START

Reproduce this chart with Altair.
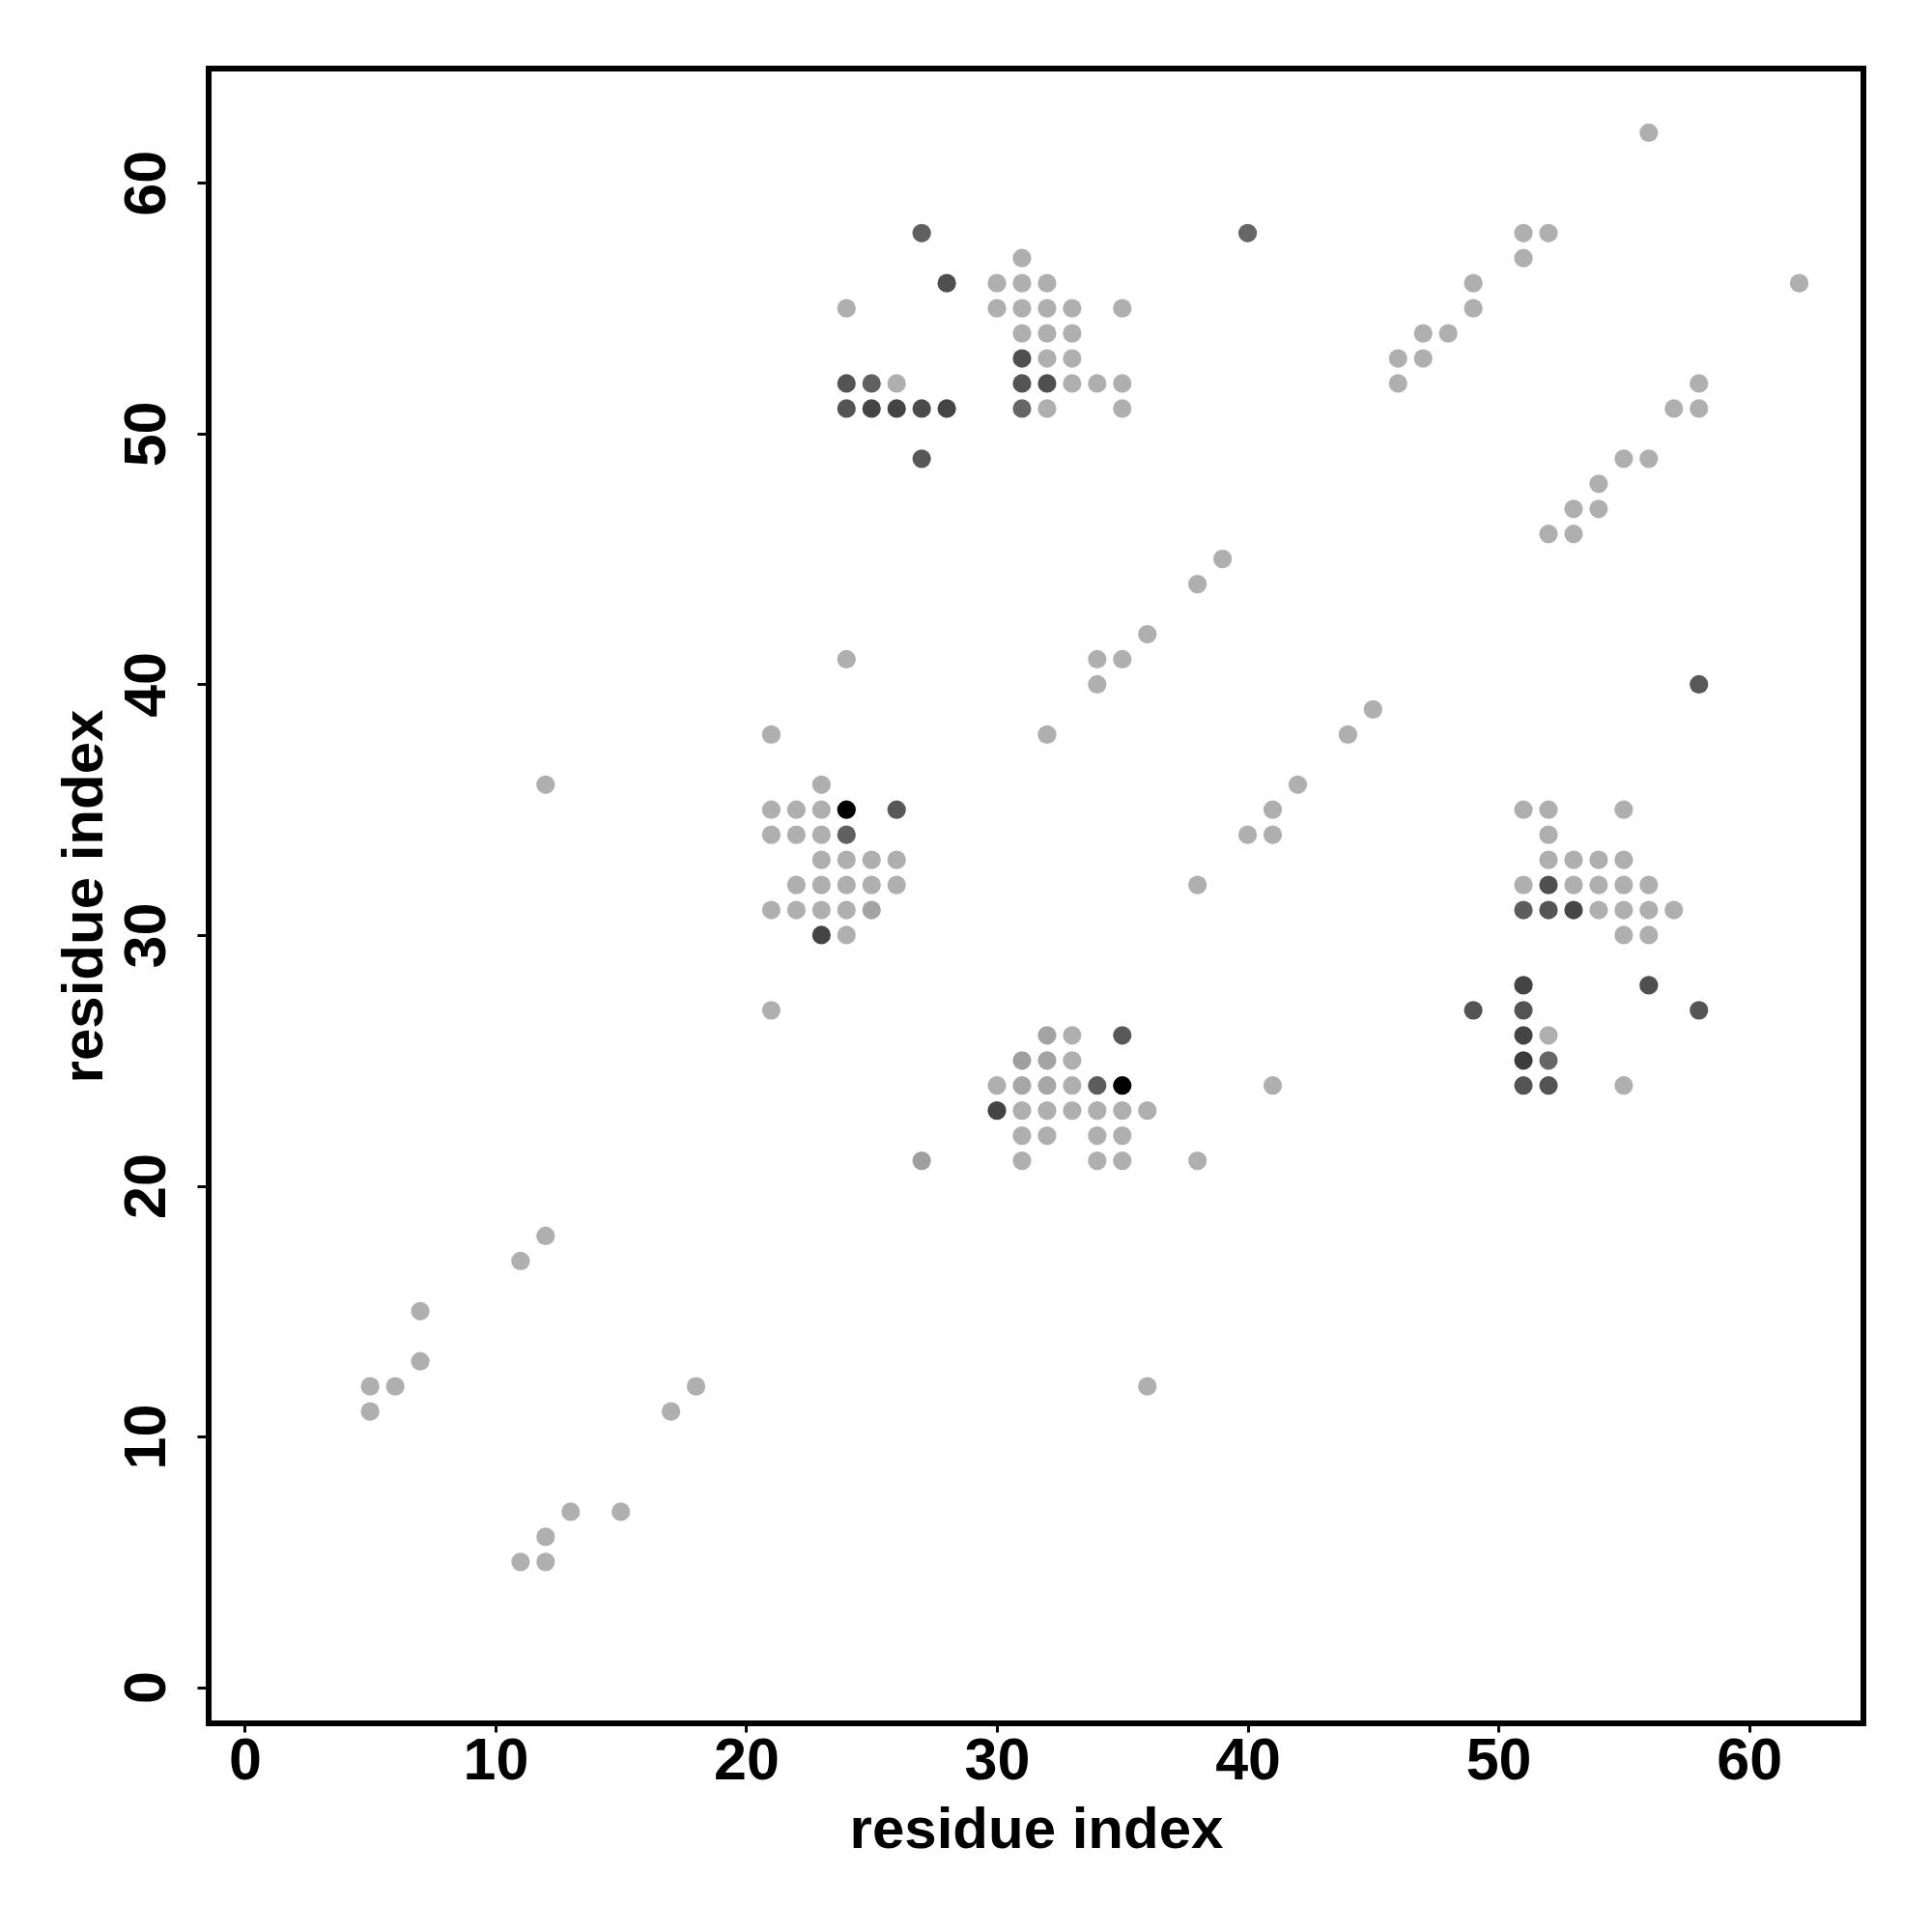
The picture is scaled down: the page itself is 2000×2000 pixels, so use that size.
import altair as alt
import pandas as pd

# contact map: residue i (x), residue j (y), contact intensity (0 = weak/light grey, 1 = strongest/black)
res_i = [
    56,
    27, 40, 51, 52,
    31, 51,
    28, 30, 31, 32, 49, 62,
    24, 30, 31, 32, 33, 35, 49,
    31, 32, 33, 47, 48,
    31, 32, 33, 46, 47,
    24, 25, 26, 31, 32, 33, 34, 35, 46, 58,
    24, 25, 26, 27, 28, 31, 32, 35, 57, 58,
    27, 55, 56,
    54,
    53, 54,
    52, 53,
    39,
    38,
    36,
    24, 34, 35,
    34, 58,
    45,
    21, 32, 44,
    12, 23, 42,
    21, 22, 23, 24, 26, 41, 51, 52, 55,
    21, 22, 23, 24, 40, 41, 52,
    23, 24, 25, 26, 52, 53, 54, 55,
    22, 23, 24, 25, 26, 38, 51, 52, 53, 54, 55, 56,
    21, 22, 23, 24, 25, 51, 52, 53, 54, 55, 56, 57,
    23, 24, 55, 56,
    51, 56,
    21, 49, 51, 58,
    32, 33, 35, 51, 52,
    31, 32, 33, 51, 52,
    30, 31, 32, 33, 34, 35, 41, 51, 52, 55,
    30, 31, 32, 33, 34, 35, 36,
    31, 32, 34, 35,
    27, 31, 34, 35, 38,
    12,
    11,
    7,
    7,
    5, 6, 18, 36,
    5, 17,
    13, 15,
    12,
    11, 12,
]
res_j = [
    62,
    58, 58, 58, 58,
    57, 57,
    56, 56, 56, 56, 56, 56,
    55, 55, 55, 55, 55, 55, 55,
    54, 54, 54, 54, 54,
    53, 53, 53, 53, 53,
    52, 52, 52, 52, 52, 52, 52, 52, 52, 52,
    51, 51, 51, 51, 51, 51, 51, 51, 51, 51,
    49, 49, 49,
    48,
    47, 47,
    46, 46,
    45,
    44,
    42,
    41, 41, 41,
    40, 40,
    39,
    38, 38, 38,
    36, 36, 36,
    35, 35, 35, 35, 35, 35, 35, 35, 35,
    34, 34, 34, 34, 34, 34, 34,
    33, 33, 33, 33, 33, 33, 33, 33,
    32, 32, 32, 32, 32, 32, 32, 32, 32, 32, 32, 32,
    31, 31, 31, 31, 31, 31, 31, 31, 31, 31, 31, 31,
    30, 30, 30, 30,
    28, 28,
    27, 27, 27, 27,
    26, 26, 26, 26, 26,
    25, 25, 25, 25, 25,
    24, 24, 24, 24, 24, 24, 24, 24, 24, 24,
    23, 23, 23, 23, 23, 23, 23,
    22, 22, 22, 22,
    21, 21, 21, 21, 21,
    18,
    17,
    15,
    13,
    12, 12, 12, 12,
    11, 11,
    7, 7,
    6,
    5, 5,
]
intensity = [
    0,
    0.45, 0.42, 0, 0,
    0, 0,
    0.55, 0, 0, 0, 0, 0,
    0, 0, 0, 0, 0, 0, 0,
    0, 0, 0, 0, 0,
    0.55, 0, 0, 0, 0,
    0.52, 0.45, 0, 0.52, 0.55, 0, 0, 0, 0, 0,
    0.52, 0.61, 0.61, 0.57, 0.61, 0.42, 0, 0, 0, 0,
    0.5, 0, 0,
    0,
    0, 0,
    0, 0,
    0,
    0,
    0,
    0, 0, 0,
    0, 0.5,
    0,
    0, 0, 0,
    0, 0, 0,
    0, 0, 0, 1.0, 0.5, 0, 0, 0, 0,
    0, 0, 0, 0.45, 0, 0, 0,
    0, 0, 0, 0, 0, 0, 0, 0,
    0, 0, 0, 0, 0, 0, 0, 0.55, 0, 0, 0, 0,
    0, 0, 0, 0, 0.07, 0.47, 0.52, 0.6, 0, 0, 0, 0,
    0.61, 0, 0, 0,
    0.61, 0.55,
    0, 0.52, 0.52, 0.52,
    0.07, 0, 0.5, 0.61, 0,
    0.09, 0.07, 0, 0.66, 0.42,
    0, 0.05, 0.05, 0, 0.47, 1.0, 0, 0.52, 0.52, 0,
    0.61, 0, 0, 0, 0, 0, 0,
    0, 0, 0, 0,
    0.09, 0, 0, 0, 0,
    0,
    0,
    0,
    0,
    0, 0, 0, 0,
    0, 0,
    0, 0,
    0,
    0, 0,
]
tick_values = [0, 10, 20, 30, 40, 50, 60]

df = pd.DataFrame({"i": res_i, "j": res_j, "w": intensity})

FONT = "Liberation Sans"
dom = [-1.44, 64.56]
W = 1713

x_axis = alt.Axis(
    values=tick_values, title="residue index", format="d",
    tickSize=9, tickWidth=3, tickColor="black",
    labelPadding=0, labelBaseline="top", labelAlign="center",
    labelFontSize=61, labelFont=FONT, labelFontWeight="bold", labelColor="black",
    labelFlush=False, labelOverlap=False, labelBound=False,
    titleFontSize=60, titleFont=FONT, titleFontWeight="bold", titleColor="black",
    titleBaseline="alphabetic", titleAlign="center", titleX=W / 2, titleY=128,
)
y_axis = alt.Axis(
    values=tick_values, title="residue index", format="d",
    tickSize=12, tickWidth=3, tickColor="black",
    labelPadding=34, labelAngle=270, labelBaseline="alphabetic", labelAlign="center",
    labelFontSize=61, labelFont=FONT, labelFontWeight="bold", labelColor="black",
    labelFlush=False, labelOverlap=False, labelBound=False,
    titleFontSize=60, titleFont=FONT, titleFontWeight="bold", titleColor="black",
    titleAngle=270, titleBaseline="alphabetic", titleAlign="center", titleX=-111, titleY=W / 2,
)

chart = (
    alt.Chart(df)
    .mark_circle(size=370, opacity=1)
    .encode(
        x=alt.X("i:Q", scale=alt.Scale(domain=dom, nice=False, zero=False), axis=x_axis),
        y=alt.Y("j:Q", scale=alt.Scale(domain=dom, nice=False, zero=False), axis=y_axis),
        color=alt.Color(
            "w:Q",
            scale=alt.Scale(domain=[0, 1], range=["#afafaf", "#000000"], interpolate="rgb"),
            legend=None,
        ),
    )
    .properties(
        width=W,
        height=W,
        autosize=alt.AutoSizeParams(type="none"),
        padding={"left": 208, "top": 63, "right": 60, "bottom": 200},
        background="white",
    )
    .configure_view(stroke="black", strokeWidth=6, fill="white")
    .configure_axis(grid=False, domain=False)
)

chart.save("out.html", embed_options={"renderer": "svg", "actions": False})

END

> **Goal of the exercise**: Reproduce the material in full, word for word, and omit the pictures.

> **Worked solution**:
Reproduce this chart with Altair.
The picture is scaled down: the page itself is 2000×2000 pixels, so use that size.
import altair as alt
import pandas as pd

# contact map: residue i (x), residue j (y), contact intensity (0 = weak/light grey, 1 = strongest/black)
res_i = [
    56,
    27, 40, 51, 52,
    31, 51,
    28, 30, 31, 32, 49, 62,
    24, 30, 31, 32, 33, 35, 49,
    31, 32, 33, 47, 48,
    31, 32, 33, 46, 47,
    24, 25, 26, 31, 32, 33, 34, 35, 46, 58,
    24, 25, 26, 27, 28, 31, 32, 35, 57, 58,
    27, 55, 56,
    54,
    53, 54,
    52, 53,
    39,
    38,
    36,
    24, 34, 35,
    34, 58,
    45,
    21, 32, 44,
    12, 23, 42,
    21, 22, 23, 24, 26, 41, 51, 52, 55,
    21, 22, 23, 24, 40, 41, 52,
    23, 24, 25, 26, 52, 53, 54, 55,
    22, 23, 24, 25, 26, 38, 51, 52, 53, 54, 55, 56,
    21, 22, 23, 24, 25, 51, 52, 53, 54, 55, 56, 57,
    23, 24, 55, 56,
    51, 56,
    21, 49, 51, 58,
    32, 33, 35, 51, 52,
    31, 32, 33, 51, 52,
    30, 31, 32, 33, 34, 35, 41, 51, 52, 55,
    30, 31, 32, 33, 34, 35, 36,
    31, 32, 34, 35,
    27, 31, 34, 35, 38,
    12,
    11,
    7,
    7,
    5, 6, 18, 36,
    5, 17,
    13, 15,
    12,
    11, 12,
]
res_j = [
    62,
    58, 58, 58, 58,
    57, 57,
    56, 56, 56, 56, 56, 56,
    55, 55, 55, 55, 55, 55, 55,
    54, 54, 54, 54, 54,
    53, 53, 53, 53, 53,
    52, 52, 52, 52, 52, 52, 52, 52, 52, 52,
    51, 51, 51, 51, 51, 51, 51, 51, 51, 51,
    49, 49, 49,
    48,
    47, 47,
    46, 46,
    45,
    44,
    42,
    41, 41, 41,
    40, 40,
    39,
    38, 38, 38,
    36, 36, 36,
    35, 35, 35, 35, 35, 35, 35, 35, 35,
    34, 34, 34, 34, 34, 34, 34,
    33, 33, 33, 33, 33, 33, 33, 33,
    32, 32, 32, 32, 32, 32, 32, 32, 32, 32, 32, 32,
    31, 31, 31, 31, 31, 31, 31, 31, 31, 31, 31, 31,
    30, 30, 30, 30,
    28, 28,
    27, 27, 27, 27,
    26, 26, 26, 26, 26,
    25, 25, 25, 25, 25,
    24, 24, 24, 24, 24, 24, 24, 24, 24, 24,
    23, 23, 23, 23, 23, 23, 23,
    22, 22, 22, 22,
    21, 21, 21, 21, 21,
    18,
    17,
    15,
    13,
    12, 12, 12, 12,
    11, 11,
    7, 7,
    6,
    5, 5,
]
intensity = [
    0,
    0.45, 0.42, 0, 0,
    0, 0,
    0.55, 0, 0, 0, 0, 0,
    0, 0, 0, 0, 0, 0, 0,
    0, 0, 0, 0, 0,
    0.55, 0, 0, 0, 0,
    0.52, 0.45, 0, 0.52, 0.55, 0, 0, 0, 0, 0,
    0.52, 0.61, 0.61, 0.57, 0.61, 0.42, 0, 0, 0, 0,
    0.5, 0, 0,
    0,
    0, 0,
    0, 0,
    0,
    0,
    0,
    0, 0, 0,
    0, 0.5,
    0,
    0, 0, 0,
    0, 0, 0,
    0, 0, 0, 1.0, 0.5, 0, 0, 0, 0,
    0, 0, 0, 0.45, 0, 0, 0,
    0, 0, 0, 0, 0, 0, 0, 0,
    0, 0, 0, 0, 0, 0, 0, 0.55, 0, 0, 0, 0,
    0, 0, 0, 0, 0.07, 0.47, 0.52, 0.6, 0, 0, 0, 0,
    0.61, 0, 0, 0,
    0.61, 0.55,
    0, 0.52, 0.52, 0.52,
    0.07, 0, 0.5, 0.61, 0,
    0.09, 0.07, 0, 0.66, 0.42,
    0, 0.05, 0.05, 0, 0.47, 1.0, 0, 0.52, 0.52, 0,
    0.61, 0, 0, 0, 0, 0, 0,
    0, 0, 0, 0,
    0.09, 0, 0, 0, 0,
    0,
    0,
    0,
    0,
    0, 0, 0, 0,
    0, 0,
    0, 0,
    0,
    0, 0,
]
tick_values = [0, 10, 20, 30, 40, 50, 60]

df = pd.DataFrame({"i": res_i, "j": res_j, "w": intensity})

FONT = "Liberation Sans"
dom = [-1.44, 64.56]
W = 1713

x_axis = alt.Axis(
    values=tick_values, title="residue index", format="d",
    tickSize=9, tickWidth=3, tickColor="black",
    labelPadding=0, labelBaseline="top", labelAlign="center",
    labelFontSize=61, labelFont=FONT, labelFontWeight="bold", labelColor="black",
    labelFlush=False, labelOverlap=False, labelBound=False,
    titleFontSize=60, titleFont=FONT, titleFontWeight="bold", titleColor="black",
    titleBaseline="alphabetic", titleAlign="center", titleX=W / 2, titleY=128,
)
y_axis = alt.Axis(
    values=tick_values, title="residue index", format="d",
    tickSize=12, tickWidth=3, tickColor="black",
    labelPadding=34, labelAngle=270, labelBaseline="alphabetic", labelAlign="center",
    labelFontSize=61, labelFont=FONT, labelFontWeight="bold", labelColor="black",
    labelFlush=False, labelOverlap=False, labelBound=False,
    titleFontSize=60, titleFont=FONT, titleFontWeight="bold", titleColor="black",
    titleAngle=270, titleBaseline="alphabetic", titleAlign="center", titleX=-111, titleY=W / 2,
)

chart = (
    alt.Chart(df)
    .mark_circle(size=370, opacity=1)
    .encode(
        x=alt.X("i:Q", scale=alt.Scale(domain=dom, nice=False, zero=False), axis=x_axis),
        y=alt.Y("j:Q", scale=alt.Scale(domain=dom, nice=False, zero=False), axis=y_axis),
        color=alt.Color(
            "w:Q",
            scale=alt.Scale(domain=[0, 1], range=["#afafaf", "#000000"], interpolate="rgb"),
            legend=None,
        ),
    )
    .properties(
        width=W,
        height=W,
        autosize=alt.AutoSizeParams(type="none"),
        padding={"left": 208, "top": 63, "right": 60, "bottom": 200},
        background="white",
    )
    .configure_view(stroke="black", strokeWidth=6, fill="white")
    .configure_axis(grid=False, domain=False)
)

chart.save("out.html", embed_options={"renderer": "svg", "actions": False})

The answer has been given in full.